[A block of data]
##########

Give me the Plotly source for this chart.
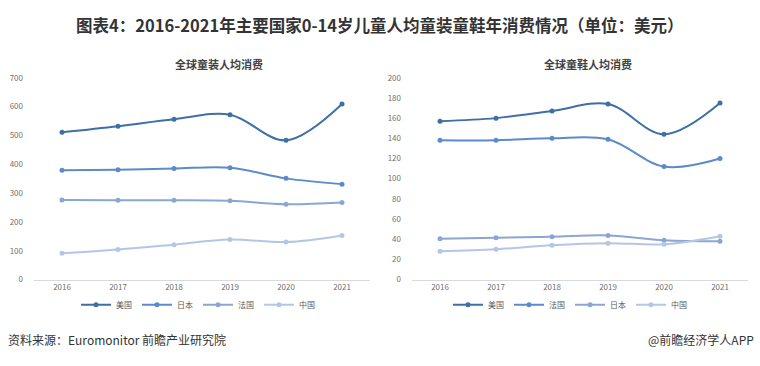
import plotly.graph_objects as go

years = ["2016", "2017", "2018", "2019", "2020", "2021"]

# 全球童装人均消费 (left)
cloth_us = [511, 532, 556, 572, 483, 609]
cloth_jp = [379, 381, 385, 388, 351, 331]
cloth_fr = [276, 275, 275, 273, 261, 267]
cloth_cn = [91, 104, 121, 139, 130, 153]

# 全球童鞋人均消费 (right)
shoe_us = [157, 160, 167, 174, 144, 175]
shoe_fr = [138, 138, 140, 139, 112, 120]
shoe_jp = [40.5, 41.5, 42.4, 43.7, 39, 38]
shoe_cn = [28, 30, 34, 36, 35, 43]

C_US = "#3E6FA5"
C_2 = "#5B8BC8"
C_3 = "#8CA6D2"
C_CN = "#B3C7E5"

FONT = "Noto Sans CJK SC, Noto Sans, sans-serif"

fig = go.Figure()

def add(x, y, name, color, xa, ya, legend):
    fig.add_trace(go.Scatter(
        x=x, y=y, name=name, mode="lines+markers",
        line=dict(color=color, width=2, shape="spline", smoothing=1),
        marker=dict(color=color, size=5),
        xaxis=xa, yaxis=ya, legend=legend,
    ))

add(years, cloth_us, "美国", C_US, "x", "y", "legend")
add(years, cloth_jp, "日本", C_2, "x", "y", "legend")
add(years, cloth_fr, "法国", C_3, "x", "y", "legend")
add(years, cloth_cn, "中国", C_CN, "x", "y", "legend")

add(years, shoe_us, "美国", C_US, "x2", "y2", "legend2")
add(years, shoe_fr, "法国", C_2, "x2", "y2", "legend2")
add(years, shoe_jp, "日本", C_3, "x2", "y2", "legend2")
add(years, shoe_cn, "中国", C_CN, "x2", "y2", "legend2")

W, H = 760, 366
ybot = 1 - 282 / H
ytop = 1 - 74 / H

xcommon = dict(type="category", range=[-0.5, 5.5], showgrid=False, zeroline=False,
               showline=True, linecolor="#D9D9D9", linewidth=1, ticks="",
               tickfont=dict(size=8, color="#707070", family=FONT))
ycommon = dict(showgrid=False, zeroline=False, showline=False, ticks="",
               tickfont=dict(size=8, color="#707070", family=FONT),
               ticklabelstandoff=10)

legcommon = dict(orientation="h", xref="paper", yref="paper", yanchor="middle",
                 xanchor="center", font=dict(size=8, color="#595959", family=FONT),
                 bgcolor="rgba(0,0,0,0)", itemwidth=30, tracegroupgap=0,
                 entrywidth=16, entrywidthmode="pixels")

fig.update_layout(
    width=W, height=H,
    margin=dict(l=0, r=0, t=0, b=0),
    paper_bgcolor="white", plot_bgcolor="white",
    showlegend=True,
    xaxis=dict(domain=[34 / W, 370 / W], anchor="y", **xcommon),
    yaxis=dict(domain=[ybot, ytop], range=[0, 700], dtick=100, anchor="x", **ycommon),
    xaxis2=dict(domain=[412 / W, 748 / W], anchor="y2", **xcommon),
    yaxis2=dict(domain=[ybot, ytop], range=[0, 200], dtick=20, anchor="x2", **ycommon),
    legend=dict(x=198 / W, y=1 - 308 / H, **legcommon),
    legend2=dict(x=570 / W, y=1 - 308 / H, **legcommon),
    annotations=[
        dict(text="<b>图表4：2016-2021年主要国家0-14岁儿童人均童装童鞋年消费情况（单位：美元）</b>",
             x=0.5, y=1 - 20 / H, xref="paper", yref="paper", showarrow=False,
             xanchor="center", yanchor="middle",
             font=dict(size=16.5, color="#333333", family=FONT)),
        dict(text="<b>全球童装人均消费</b>", x=219 / W, y=1 - 60 / H, xref="paper", yref="paper",
             showarrow=False, xanchor="center", yanchor="middle",
             font=dict(size=11, color="#404040", family=FONT)),
        dict(text="<b>全球童鞋人均消费</b>", x=588 / W, y=1 - 60 / H, xref="paper", yref="paper",
             showarrow=False, xanchor="center", yanchor="middle",
             font=dict(size=11, color="#404040", family=FONT)),
        dict(text="资料来源：Euromonitor 前瞻产业研究院", x=6 / W, y=1 - 344 / H,
             xref="paper", yref="paper", showarrow=False, xanchor="left", yanchor="middle",
             font=dict(size=12, color="#333333", family=FONT)),
        dict(text="@前瞻经济学人APP", x=756 / W, y=1 - 344 / H,
             xref="paper", yref="paper", showarrow=False, xanchor="right", yanchor="middle",
             font=dict(size=12, color="#333333", family=FONT)),
    ],
)

fig.write_html("out.html", config={"displayModeBar": False},
               post_script="document.body.style.margin='0';document.body.style.overflow='hidden';")
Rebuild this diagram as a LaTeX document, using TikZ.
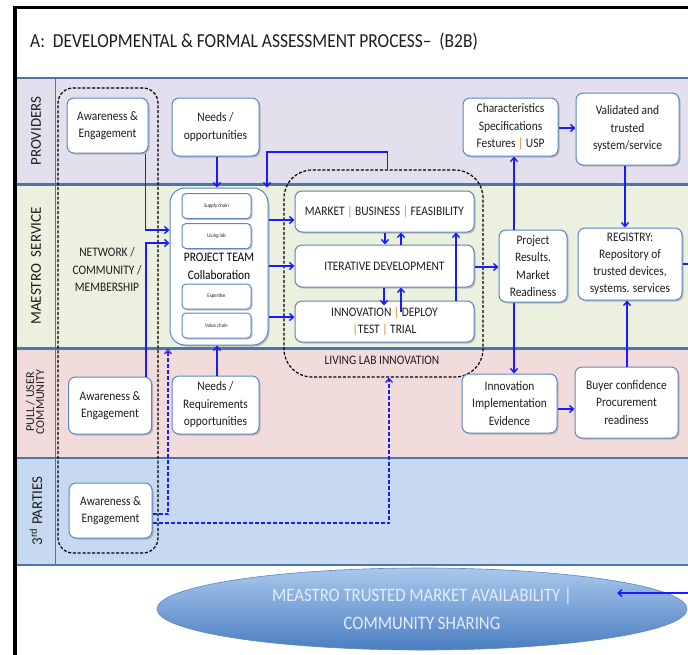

##########

* **DIRECTION**
Pictures stay out. Print the data exactly, from its first line through the line containing "ytop = 1 - 74 / H".

* **TASK RESPONSE**
Give me the Plotly source for this chart.
import plotly.graph_objects as go

years = ["2016", "2017", "2018", "2019", "2020", "2021"]

# 全球童装人均消费 (left)
cloth_us = [511, 532, 556, 572, 483, 609]
cloth_jp = [379, 381, 385, 388, 351, 331]
cloth_fr = [276, 275, 275, 273, 261, 267]
cloth_cn = [91, 104, 121, 139, 130, 153]

# 全球童鞋人均消费 (right)
shoe_us = [157, 160, 167, 174, 144, 175]
shoe_fr = [138, 138, 140, 139, 112, 120]
shoe_jp = [40.5, 41.5, 42.4, 43.7, 39, 38]
shoe_cn = [28, 30, 34, 36, 35, 43]

C_US = "#3E6FA5"
C_2 = "#5B8BC8"
C_3 = "#8CA6D2"
C_CN = "#B3C7E5"

FONT = "Noto Sans CJK SC, Noto Sans, sans-serif"

fig = go.Figure()

def add(x, y, name, color, xa, ya, legend):
    fig.add_trace(go.Scatter(
        x=x, y=y, name=name, mode="lines+markers",
        line=dict(color=color, width=2, shape="spline", smoothing=1),
        marker=dict(color=color, size=5),
        xaxis=xa, yaxis=ya, legend=legend,
    ))

add(years, cloth_us, "美国", C_US, "x", "y", "legend")
add(years, cloth_jp, "日本", C_2, "x", "y", "legend")
add(years, cloth_fr, "法国", C_3, "x", "y", "legend")
add(years, cloth_cn, "中国", C_CN, "x", "y", "legend")

add(years, shoe_us, "美国", C_US, "x2", "y2", "legend2")
add(years, shoe_fr, "法国", C_2, "x2", "y2", "legend2")
add(years, shoe_jp, "日本", C_3, "x2", "y2", "legend2")
add(years, shoe_cn, "中国", C_CN, "x2", "y2", "legend2")

W, H = 760, 366
ybot = 1 - 282 / H
ytop = 1 - 74 / H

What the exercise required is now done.